Tegangan antara dua ideologi
Akademisi dari National University of Singapore, Jacklyn L. Neo, sempat mengemukakan analisisnya mengenai persoalan penggunaan kata “Allah” ini dalam artikel ilmiahnya berjudul “What’s in a Name? Malaysia’s “Allah” Controversy and The Judicial Intertwining of Islam with Ethnic Identitiy” yang terbit di International Journal of Constitutional Law tahun 2014. Dalam artikelnya itu, Neo berpandangan bahwa persoalan pembatasan kata-kata eksklusif bagi muslim itu tidak terlepas dari tegangan antara dua ideologi yang dominan dan melekat dalam sistem konstitusional Malaysia.

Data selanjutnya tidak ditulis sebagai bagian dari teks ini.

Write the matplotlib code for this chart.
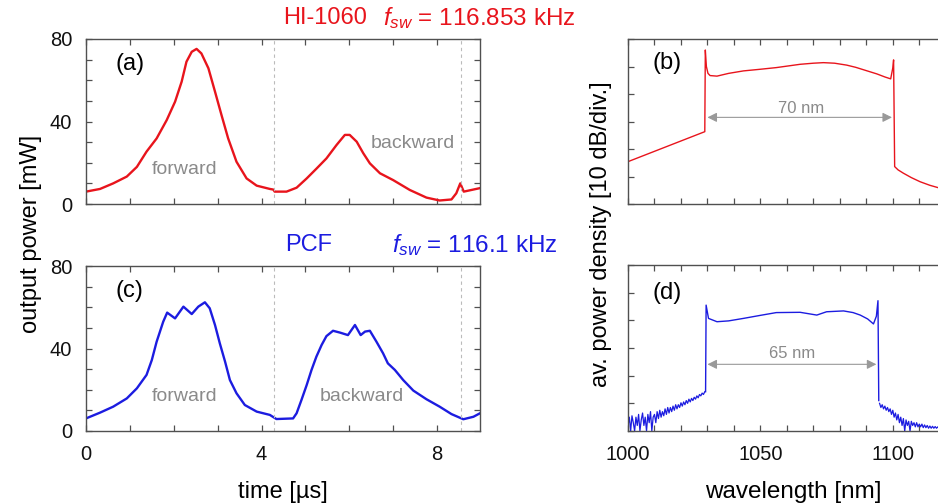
import numpy as np
import matplotlib
matplotlib.use("Agg")
import matplotlib.pyplot as plt
from matplotlib.ticker import MultipleLocator, FixedLocator, NullFormatter

plt.rcParams['font.family'] = ['Liberation Sans', 'DejaVu Sans']
plt.rcParams['mathtext.fontset'] = 'custom'
plt.rcParams['mathtext.it'] = 'Liberation Sans:italic'
plt.rcParams['mathtext.rm'] = 'Liberation Sans'

RED = '#e8141c'
BLUE = '#1c1ce0'
GRAY = '#8a8a8a'

# ---- (a) HI-1060 output power vs time ----
t_a = [0.0, 0.32, 0.62, 0.93, 1.16, 1.38, 1.61, 1.84, 2.03, 2.18, 2.29, 2.41, 2.52,
       2.63, 2.79, 2.94, 3.09, 3.24, 3.43, 3.66, 3.89, 4.19, 4.27, 4.3, 4.57, 4.8,
       5.03, 5.26, 5.48, 5.71, 5.9, 6.01, 6.17, 6.32, 6.47, 6.7, 7.0, 7.38, 7.76,
       8.06, 8.33, 8.44, 8.53, 8.61, 8.98]
P_a = [6.0, 7.3, 10.0, 13.3, 18.0, 25.4, 31.8, 40.7, 49.6, 59.3, 69.0, 73.8, 75.2,
       73.0, 65.8, 54.5, 43.0, 31.8, 20.5, 12.4, 8.9, 7.3, 7.0, 6.0, 6.0, 7.9,
       12.4, 17.3, 22.1, 28.6, 33.5, 33.5, 30.2, 24.6, 19.7, 14.9, 11.6, 6.8, 3.1,
       1.7, 2.2, 5.2, 10.0, 6.0, 7.7]

# ---- (c) PCF output power vs time ----
t_c = [0.0, 0.32, 0.62, 0.93, 1.16, 1.38, 1.5, 1.61, 1.76, 1.85, 2.03, 2.22, 2.41,
       2.56, 2.71, 2.82, 2.94, 3.05, 3.17, 3.28, 3.43, 3.62, 3.89, 4.19, 4.34, 4.72,
       4.8, 4.91, 5.03, 5.14, 5.25, 5.37, 5.48, 5.63, 5.79, 5.97, 6.13, 6.26, 6.36,
       6.47, 6.62, 6.77, 6.88, 7.04, 7.23, 7.46, 7.76, 8.06, 8.33, 8.6, 8.83, 8.98]
P_c = [6.1, 8.9, 11.8, 15.8, 20.7, 27.2, 34.4, 43.3, 53.0, 57.4, 54.6, 60.3, 56.7,
       60.3, 62.4, 59.5, 51.4, 42.5, 33.6, 24.7, 18.3, 12.6, 9.4, 7.8, 5.8, 6.1,
       8.6, 15.0, 22.3, 29.6, 36.0, 41.7, 46.0, 48.6, 47.7, 46.5, 51.4, 46.5, 48.2,
       48.6, 43.3, 37.7, 32.8, 29.6, 24.7, 19.6, 15.4, 11.8, 8.2, 5.7, 6.9, 8.6]

sweep_bounds = [4.28, 8.55]

# ---- (b) HI-1060 spectrum (dB, 10 dB/div) ----
wl_b = [1000, 1029, 1029.2, 1029.6, 1030.2, 1031, 1033.6, 1038, 1043.6, 1050, 1056,
        1065, 1070, 1073.8, 1078, 1082.6, 1086, 1090, 1094, 1097, 1099.2, 1100.0,
        1100.3, 1100.7, 1102, 1104, 1107, 1110.3, 1114, 1118]
S_b = [-44.6, -33.7, -4.0, -10.0, -12.5, -13.3, -13.5, -12.5, -11.6, -11.0, -10.4,
       -9.2, -8.8, -8.6, -8.8, -9.5, -10.3, -11.5, -12.7, -13.8, -14.5, -10.5,
       -7.6, -46.4, -47.6, -48.8, -50.4, -51.9, -53.2, -54.3]

# ---- (d) PCF spectrum ----
wl_d_left = list(np.arange(1000, 1029.01, 0.5))
S_d_left = [-58, -55, -60, -54.5, -57, -60, -55, -58, -54, -60, -56, -53.5, -58, -55,
            -60, -54, -57, -53, -60, -55, -54, -57, -53, -55.5, -52.5, -55, -53,
            -54.5, -52, -54, -51.5, -53.5, -51.5, -53, -51, -52.5, -50.5, -52,
            -50.5, -51.5, -49.8, -51, -49.5, -50.5, -49, -50, -48.5, -49.5, -48.2,
            -49, -47.8, -48.5, -47.3, -48, -46.8, -47.3, -46.3, -46.8, -45.8]
wl_d_mid = [1029.3, 1029.5, 1030.4, 1033.6, 1038, 1043.6, 1050, 1056, 1065, 1071.3,
            1075, 1081.4, 1085, 1087.7, 1090.5, 1092.7, 1093.8, 1094.4, 1094.7]
S_d_mid = [-45.8, -14.5, -19.3, -20.5, -20.2, -19.3, -18.2, -17.2, -17.1, -18.1,
           -16.9, -16.6, -17.2, -18.1, -19.5, -21.3, -18.5, -12.9, -49.0]
wl_d_right = list(np.arange(1095, 1118.01, 0.5))
S_d_right = [-50, -51.5, -50.5, -52, -51, -52.5, -51.5, -53, -52, -54, -52.5, -55,
             -53.5, -56, -54, -57, -55, -58, -55.5, -60, -56, -58, -56.5, -60,
             -56.5, -58, -57, -58.5, -57, -58.5, -57.5, -58.5, -57.5, -58.8, -57.8,
             -58.8, -58, -59, -58.2, -59, -58.3, -59, -58.4, -59, -58.5, -59.2, -58.6]

W = 938 / 100
H = 504 / 100
fig = plt.figure(figsize=(W, H), dpi=100)

def px_axes(l, r, t, b):
    return fig.add_axes([l / 938, 1 - b / 504, (r - l) / 938, (b - t) / 504])

ax_a = px_axes(86, 480, 39, 204)
ax_c = px_axes(86, 480, 266, 431)
ax_b = px_axes(628, 959, 39, 204)
ax_d = px_axes(628, 959, 265, 431)

def style(ax):
    for s in ax.spines.values():
        s.set_color('#505050')
        s.set_linewidth(1.0)
    ax.tick_params(which='both', direction='in', top=True, right=True,
                   length=4.5, width=0.9, color='#505050', labelsize=14.5,
                   labelcolor='#111111', pad=10)

for ax, t, P, col in [(ax_a, t_a, P_a, RED), (ax_c, t_c, P_c, BLUE)]:
    style(ax)
    ax.plot(t, P, color=col, lw=1.7)
    for xb in sweep_bounds:
        ax.axvline(xb, color='#bbbbbb', lw=0.8, ls=(0, (3, 3)))
    ax.set_xlim(0, 8.98)
    ax.set_ylim(0, 80)
    ax.xaxis.set_major_locator(FixedLocator([0, 4, 8]))
    ax.xaxis.set_minor_locator(MultipleLocator(1))
    ax.yaxis.set_major_locator(FixedLocator([0, 40, 80]))
    ax.yaxis.set_minor_locator(MultipleLocator(10))

ax_a.xaxis.set_major_formatter(NullFormatter())
ax_c.set_xlabel('time [µs]', fontsize=17, labelpad=12)

ax_a.text(1.0, 68, '(a)', fontsize=17, ha='center', va='center')
ax_c.text(1.0, 68, '(c)', fontsize=17, ha='center', va='center')
ax_a.text(2.25, 16.5, 'forward', color=GRAY, fontsize=14, ha='center', va='center')
ax_a.text(7.45, 29.5, 'backward', color=GRAY, fontsize=14, ha='center', va='center')
ax_c.text(2.25, 16.5, 'forward', color=GRAY, fontsize=14, ha='center', va='center')
ax_c.text(6.28, 16.5, 'backward', color=GRAY, fontsize=14, ha='center', va='center')

# spectra
style(ax_b)
style(ax_d)
ax_b.plot(wl_b, S_b, color=RED, lw=1.0)
ax_d.plot(wl_d_left, S_d_left, color=BLUE, lw=0.9)
ax_d.plot(wl_d_mid, S_d_mid, color=BLUE, lw=1.0)
ax_d.plot(wl_d_right, S_d_right, color=BLUE, lw=0.9)
for ax in (ax_b, ax_d):
    ax.set_xlim(1000, 1125)
    ax.set_ylim(-60, 0)
    ax.xaxis.set_major_locator(FixedLocator([1000, 1050, 1100]))
    ax.xaxis.set_minor_locator(MultipleLocator(10))
    ax.yaxis.set_major_locator(MultipleLocator(10))
    ax.yaxis.set_major_formatter(NullFormatter())
    ax.spines['right'].set_visible(False)
ax_b.xaxis.set_major_formatter(NullFormatter())
ax_d.set_xlabel('wavelength [nm]', fontsize=17.5, labelpad=12)

ax_b.text(1014.7, -8.8, '(b)', fontsize=17, ha='center', va='center')
ax_d.text(1014.7, -10.2, '(d)', fontsize=17, ha='center', va='center')

arrow_kw = dict(arrowstyle='<|-|>', color='#999999', lw=0.8, mutation_scale=14,
                shrinkA=0, shrinkB=0)
ax_b.annotate('', xy=(1030, -28.5), xytext=(1099.7, -28.5), arrowprops=arrow_kw)
ax_b.text(1065.5, -25.2, '70 nm', color=GRAY, fontsize=12, ha='center', va='center')
ax_d.annotate('', xy=(1030, -35.9), xytext=(1093.8, -35.9), arrowprops=arrow_kw)
ax_d.text(1062, -31.9, '65 nm', color=GRAY, fontsize=12, ha='center', va='center')

# figure-level labels and titles
fig.text(31 / 938, 1 - 234 / 504, 'output power [mW]', rotation=90, fontsize=17,
         ha='center', va='center')
fig.text(601 / 938, 1 - 234 / 504, 'av. power density [10 dB/div.]', rotation=90,
         fontsize=17, ha='center', va='center')

fig.text(325 / 938, 1 - 18 / 504, 'HI-1060', color=RED, fontsize=17, ha='center', va='center')
fig.text(383 / 938, 1 - 18 / 504, r'$f_{sw}$ = 116.853 kHz', color=RED, fontsize=17.5,
         ha='left', va='center')
fig.text(309 / 938, 1 - 245 / 504, 'PCF', color=BLUE, fontsize=17, ha='center', va='center')
fig.text(392 / 938, 1 - 245 / 504, r'$f_{sw}$ = 116.1 kHz', color=BLUE, fontsize=17.5,
         ha='left', va='center')

fig.savefig('out.png', dpi=100)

Menurut Neo, pembentukan sistem konstitusional Malaysia tidak terlepas dari tegangan persaingan antara ideologi “ethnonasionalisme” dan “pluralnasionalisme”. Ethnonasionalisme berpandangan bahwa Malaysia merupakan sebuah negara satu bangsa yang berbasiskan satu ras, satu bahasa, dan satu agama. Sementara ideologi yang lainnya, pluralnasionalisme, memiliki basis pemikiran yang intinya mengarahkan Malaysia untuk menjadi bangsa majemuk dan multietnis yang mampu menampung banyak ras, banyak bahasa dan banyak agama. Neo menambahkan, kedua ideologi itu selalu menjadi dasar yang menentukan dan kerap bertegangan dalam proses-proses hukum, politik dan dinamika masyarakat Malaysia secara umum.